Since 2012, Audrey Tang has been involved with a group engaged in exploring the politics of the internet and the concept of “multistakeholderism”. More recently this group of “civic hackers” have moved from considering the politics of the internet itself to using the internet to open up mainstream politics. But in exploring Taiwanese politics, they found that it was “opaque, fractious and deaf to civic society – the opposite of multistakeholderism”.
In the wake of the the Sunflower Student Movement, the Taiwanese government pledged to listen to their citizens, but were failing to do so, using votes not voices to justify their actions. So quite shockingly, they turned to the group Tang had joined in her 30s, G0v – “gov zero” for a solution.
Civic hackers were asked to step into power. Members of G0v joined the government to form a new team, called the Public Digital Innovation Space (PDIS). Tang went from civic hacker to Digital Minister of Taiwan.
GOv declared the current political process of voting ineffective, with little or no information flowing from citizens to government and not enough information flowing back to citizens about what the government were doing and why. There was no dialogue. Referendums “often split society, and simply showed a government that the country was divided.”
The hackers considered the internet as part of the solution, but as with elsewhere, saw clearly that it was part of the problem.
Online politics was polarised. It made people angry and bombarded political leaders with lobbying and abuse. The internet created only heat and noise, and gave citizens no way to express preferences the government could act on.
GOv’s alternative approach was something akin to a political hackathon, allowing citizens to “not only vote on questions posed by the government, but also control what questions were asked in the first place.” They proposed posing questions to citizens that were based on common attitudes, not differences. The process came to be known as vTaiwan. It was an ambitious but truly consensus-seeking way to develop law.
“… they worked out a set process, partly technological, partly face-to-face, that could be started by government on a specific question. It had to be open for anyone to join, and could only work if people were involved with skin in the game from all sides of any particular question. But it also had to create concrete outputs that the government could turn into new laws.”
They quickly realised that existing social media would not encourage consensus. They needed something very different from the usual online forums for political debate, such as Twitter or Facebook, something that would “pull people together rather than split them apart.”
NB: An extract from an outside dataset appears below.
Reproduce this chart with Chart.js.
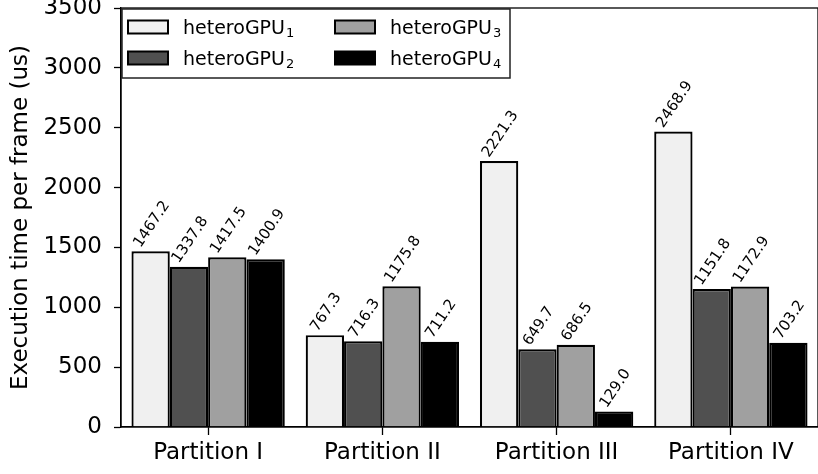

“Those platforms are engineered to keep you on the site, and this usually means serving up content that provokes the strongest emotions – either zealous agreement or spluttering outrage. People would focus on the most polarising statements.”
So they turned to a platform called Polis, “Like any social media, it allows participants to share their feelings and to agree or disagree with others. But as they do so, the platform draws a map of the debate, and shows everyone where they are in it.”
The platform had no response buttons, so no trolling. Echo chambers were replaced by attitude maps to show you where you are in relation to others. It gives more visibility to consensual statements than divisive ones. Providing a platform for deliberative democracy, Tang observed that:
“People compete to bring up the most nuanced statements that can win most people across.”
Since 2014, vTaiwan has repeatedly found consensus where it seemed there was none. Where there was division on attitudes to caning drunk drivers, users of the platform eventually united on an approach to prevent drunk driving. Consensus was also found when the conversation turned to Uber:
“In its most famous case, the regulation of cab-hailing app Uber, vTaiwan initially found hardened factions set around either its convenience or illegality. Yet the debate ended with a series of practical points of agreement: Uber could operate, but only with licenced drivers.”
An interesting challenge has arisen in terms of the sustainability of the approach – running outside of government, it is dependent on a hand full of people like Tang to keep it going. But the lessons here are important for the future of digital democracy:
“Polarised and angry content keeps us engaged, and that is exactly what platforms have been designed to show us. Design a platform to find consensus, and you see it arise in the debate.”